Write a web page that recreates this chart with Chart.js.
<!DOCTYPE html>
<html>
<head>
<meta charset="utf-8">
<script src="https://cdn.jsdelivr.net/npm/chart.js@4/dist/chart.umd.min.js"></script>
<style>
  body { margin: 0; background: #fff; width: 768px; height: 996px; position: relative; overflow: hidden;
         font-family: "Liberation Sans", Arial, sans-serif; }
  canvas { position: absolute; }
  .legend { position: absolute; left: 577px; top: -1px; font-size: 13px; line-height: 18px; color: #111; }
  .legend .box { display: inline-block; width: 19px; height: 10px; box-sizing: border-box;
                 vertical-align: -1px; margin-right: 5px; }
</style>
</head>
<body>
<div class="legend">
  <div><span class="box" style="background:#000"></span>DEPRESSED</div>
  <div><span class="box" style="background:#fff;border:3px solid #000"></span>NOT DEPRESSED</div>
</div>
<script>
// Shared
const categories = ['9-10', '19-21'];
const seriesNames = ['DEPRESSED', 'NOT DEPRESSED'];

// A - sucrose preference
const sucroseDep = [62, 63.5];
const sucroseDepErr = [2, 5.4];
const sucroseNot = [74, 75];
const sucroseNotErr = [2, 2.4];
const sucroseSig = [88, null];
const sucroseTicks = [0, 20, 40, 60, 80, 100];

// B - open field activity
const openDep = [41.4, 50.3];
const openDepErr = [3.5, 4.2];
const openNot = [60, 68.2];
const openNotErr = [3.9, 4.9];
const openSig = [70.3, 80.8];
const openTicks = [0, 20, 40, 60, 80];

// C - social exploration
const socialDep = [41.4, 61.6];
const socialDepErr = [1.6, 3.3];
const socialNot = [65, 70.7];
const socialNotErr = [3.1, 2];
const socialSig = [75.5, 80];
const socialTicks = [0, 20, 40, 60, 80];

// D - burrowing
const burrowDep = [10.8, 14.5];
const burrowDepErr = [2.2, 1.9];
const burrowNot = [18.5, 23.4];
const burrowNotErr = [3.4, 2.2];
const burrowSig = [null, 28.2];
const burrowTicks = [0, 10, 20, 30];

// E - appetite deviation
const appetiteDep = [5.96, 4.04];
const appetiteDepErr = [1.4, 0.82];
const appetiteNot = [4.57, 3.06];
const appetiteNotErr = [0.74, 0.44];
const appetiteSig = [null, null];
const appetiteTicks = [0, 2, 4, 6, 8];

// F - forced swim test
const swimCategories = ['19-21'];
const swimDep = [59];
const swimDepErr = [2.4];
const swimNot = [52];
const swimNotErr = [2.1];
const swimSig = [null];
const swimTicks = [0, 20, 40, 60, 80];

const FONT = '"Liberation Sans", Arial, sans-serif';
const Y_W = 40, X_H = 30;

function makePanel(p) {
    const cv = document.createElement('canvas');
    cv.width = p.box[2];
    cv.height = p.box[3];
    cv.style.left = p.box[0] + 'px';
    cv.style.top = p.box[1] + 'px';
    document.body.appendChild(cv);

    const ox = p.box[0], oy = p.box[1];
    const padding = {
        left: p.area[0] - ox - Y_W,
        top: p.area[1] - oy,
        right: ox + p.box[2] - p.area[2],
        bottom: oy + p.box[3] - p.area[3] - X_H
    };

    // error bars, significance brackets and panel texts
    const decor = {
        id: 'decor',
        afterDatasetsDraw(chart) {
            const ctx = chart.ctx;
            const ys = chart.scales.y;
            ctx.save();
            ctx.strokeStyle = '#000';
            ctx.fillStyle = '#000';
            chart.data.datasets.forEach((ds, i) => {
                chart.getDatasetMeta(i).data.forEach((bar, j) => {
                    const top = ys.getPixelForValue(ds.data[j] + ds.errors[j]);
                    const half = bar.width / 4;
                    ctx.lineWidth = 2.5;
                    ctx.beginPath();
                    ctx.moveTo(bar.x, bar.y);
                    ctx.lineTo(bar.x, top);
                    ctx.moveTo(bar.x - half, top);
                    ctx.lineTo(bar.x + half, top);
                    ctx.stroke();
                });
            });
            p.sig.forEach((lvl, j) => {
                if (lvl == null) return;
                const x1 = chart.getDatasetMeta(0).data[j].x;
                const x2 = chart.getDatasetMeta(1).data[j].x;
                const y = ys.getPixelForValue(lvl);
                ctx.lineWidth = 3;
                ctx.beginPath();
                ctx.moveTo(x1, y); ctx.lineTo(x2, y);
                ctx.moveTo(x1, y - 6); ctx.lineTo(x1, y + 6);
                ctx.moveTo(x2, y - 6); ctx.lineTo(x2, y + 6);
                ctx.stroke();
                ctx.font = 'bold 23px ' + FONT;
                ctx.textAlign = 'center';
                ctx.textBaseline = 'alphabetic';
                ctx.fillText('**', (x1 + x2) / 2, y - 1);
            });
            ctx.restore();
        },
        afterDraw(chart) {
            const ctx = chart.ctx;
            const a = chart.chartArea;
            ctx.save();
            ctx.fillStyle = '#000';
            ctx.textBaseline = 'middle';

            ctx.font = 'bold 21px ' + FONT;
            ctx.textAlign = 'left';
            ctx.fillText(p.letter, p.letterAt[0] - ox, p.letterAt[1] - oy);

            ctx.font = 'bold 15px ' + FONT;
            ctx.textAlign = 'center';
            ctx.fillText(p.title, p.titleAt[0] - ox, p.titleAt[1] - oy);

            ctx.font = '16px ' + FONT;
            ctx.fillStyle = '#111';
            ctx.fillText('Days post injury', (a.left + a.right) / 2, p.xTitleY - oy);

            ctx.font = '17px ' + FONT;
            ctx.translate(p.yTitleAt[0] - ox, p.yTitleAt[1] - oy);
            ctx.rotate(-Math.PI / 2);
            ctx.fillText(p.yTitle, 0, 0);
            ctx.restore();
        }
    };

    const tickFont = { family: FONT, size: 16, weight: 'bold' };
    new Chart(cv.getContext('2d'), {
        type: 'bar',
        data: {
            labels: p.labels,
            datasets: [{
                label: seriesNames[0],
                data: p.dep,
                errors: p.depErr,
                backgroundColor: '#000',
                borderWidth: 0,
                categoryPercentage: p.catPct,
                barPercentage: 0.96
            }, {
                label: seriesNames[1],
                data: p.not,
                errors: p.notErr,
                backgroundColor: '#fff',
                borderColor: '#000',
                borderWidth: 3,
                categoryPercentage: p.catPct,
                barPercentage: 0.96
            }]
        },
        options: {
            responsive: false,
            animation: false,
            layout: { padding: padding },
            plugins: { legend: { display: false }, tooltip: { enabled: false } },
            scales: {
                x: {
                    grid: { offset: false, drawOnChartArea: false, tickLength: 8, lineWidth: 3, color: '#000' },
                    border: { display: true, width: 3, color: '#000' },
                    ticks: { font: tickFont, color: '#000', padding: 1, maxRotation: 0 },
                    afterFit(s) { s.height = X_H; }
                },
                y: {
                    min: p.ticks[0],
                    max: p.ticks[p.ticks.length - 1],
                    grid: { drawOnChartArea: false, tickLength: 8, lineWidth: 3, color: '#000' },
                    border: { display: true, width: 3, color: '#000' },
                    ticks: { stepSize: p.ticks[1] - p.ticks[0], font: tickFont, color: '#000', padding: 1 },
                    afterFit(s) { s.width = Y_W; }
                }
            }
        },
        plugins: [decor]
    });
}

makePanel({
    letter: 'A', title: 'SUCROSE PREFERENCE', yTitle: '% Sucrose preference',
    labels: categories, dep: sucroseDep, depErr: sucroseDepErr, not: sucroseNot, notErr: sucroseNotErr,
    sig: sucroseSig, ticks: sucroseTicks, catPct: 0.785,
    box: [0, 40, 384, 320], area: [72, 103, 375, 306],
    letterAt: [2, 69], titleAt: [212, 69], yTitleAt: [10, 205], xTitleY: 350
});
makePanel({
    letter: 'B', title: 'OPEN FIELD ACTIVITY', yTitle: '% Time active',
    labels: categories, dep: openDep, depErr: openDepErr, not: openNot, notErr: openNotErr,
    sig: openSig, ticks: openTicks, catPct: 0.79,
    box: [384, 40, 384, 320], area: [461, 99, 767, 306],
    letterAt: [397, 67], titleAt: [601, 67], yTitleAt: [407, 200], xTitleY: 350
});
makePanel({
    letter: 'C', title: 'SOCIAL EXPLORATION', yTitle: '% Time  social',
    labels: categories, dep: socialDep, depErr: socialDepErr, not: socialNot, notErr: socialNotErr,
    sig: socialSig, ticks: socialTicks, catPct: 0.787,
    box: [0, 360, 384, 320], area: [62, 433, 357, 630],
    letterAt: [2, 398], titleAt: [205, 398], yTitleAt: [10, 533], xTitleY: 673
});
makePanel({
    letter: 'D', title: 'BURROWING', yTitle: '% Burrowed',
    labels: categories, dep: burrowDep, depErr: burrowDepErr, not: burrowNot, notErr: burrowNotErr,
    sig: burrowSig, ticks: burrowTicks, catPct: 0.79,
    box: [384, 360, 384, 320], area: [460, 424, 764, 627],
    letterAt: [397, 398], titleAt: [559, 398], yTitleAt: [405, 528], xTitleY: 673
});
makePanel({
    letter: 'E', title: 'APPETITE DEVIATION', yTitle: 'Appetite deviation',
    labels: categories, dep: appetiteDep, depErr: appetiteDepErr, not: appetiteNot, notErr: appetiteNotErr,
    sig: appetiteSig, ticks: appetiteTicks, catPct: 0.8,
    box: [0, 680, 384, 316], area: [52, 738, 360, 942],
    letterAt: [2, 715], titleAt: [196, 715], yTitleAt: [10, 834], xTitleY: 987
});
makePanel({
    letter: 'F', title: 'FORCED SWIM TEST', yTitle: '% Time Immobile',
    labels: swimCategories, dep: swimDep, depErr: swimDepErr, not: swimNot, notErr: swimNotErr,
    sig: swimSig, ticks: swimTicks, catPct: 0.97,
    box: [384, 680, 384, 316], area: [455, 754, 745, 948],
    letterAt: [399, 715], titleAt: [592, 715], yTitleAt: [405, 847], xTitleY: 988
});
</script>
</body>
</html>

Exercise requirements - Without changing anything, quote the lines from the top of the data to the line that contains "const socialTicks = [0, 20, 40, 60, 80];", including that line.

Task response -
Write a web page that recreates this chart with Chart.js.
<!DOCTYPE html>
<html>
<head>
<meta charset="utf-8">
<script src="https://cdn.jsdelivr.net/npm/chart.js@4/dist/chart.umd.min.js"></script>
<style>
  body { margin: 0; background: #fff; width: 768px; height: 996px; position: relative; overflow: hidden;
         font-family: "Liberation Sans", Arial, sans-serif; }
  canvas { position: absolute; }
  .legend { position: absolute; left: 577px; top: -1px; font-size: 13px; line-height: 18px; color: #111; }
  .legend .box { display: inline-block; width: 19px; height: 10px; box-sizing: border-box;
                 vertical-align: -1px; margin-right: 5px; }
</style>
</head>
<body>
<div class="legend">
  <div><span class="box" style="background:#000"></span>DEPRESSED</div>
  <div><span class="box" style="background:#fff;border:3px solid #000"></span>NOT DEPRESSED</div>
</div>
<script>
// Shared
const categories = ['9-10', '19-21'];
const seriesNames = ['DEPRESSED', 'NOT DEPRESSED'];

// A - sucrose preference
const sucroseDep = [62, 63.5];
const sucroseDepErr = [2, 5.4];
const sucroseNot = [74, 75];
const sucroseNotErr = [2, 2.4];
const sucroseSig = [88, null];
const sucroseTicks = [0, 20, 40, 60, 80, 100];

// B - open field activity
const openDep = [41.4, 50.3];
const openDepErr = [3.5, 4.2];
const openNot = [60, 68.2];
const openNotErr = [3.9, 4.9];
const openSig = [70.3, 80.8];
const openTicks = [0, 20, 40, 60, 80];

// C - social exploration
const socialDep = [41.4, 61.6];
const socialDepErr = [1.6, 3.3];
const socialNot = [65, 70.7];
const socialNotErr = [3.1, 2];
const socialSig = [75.5, 80];
const socialTicks = [0, 20, 40, 60, 80];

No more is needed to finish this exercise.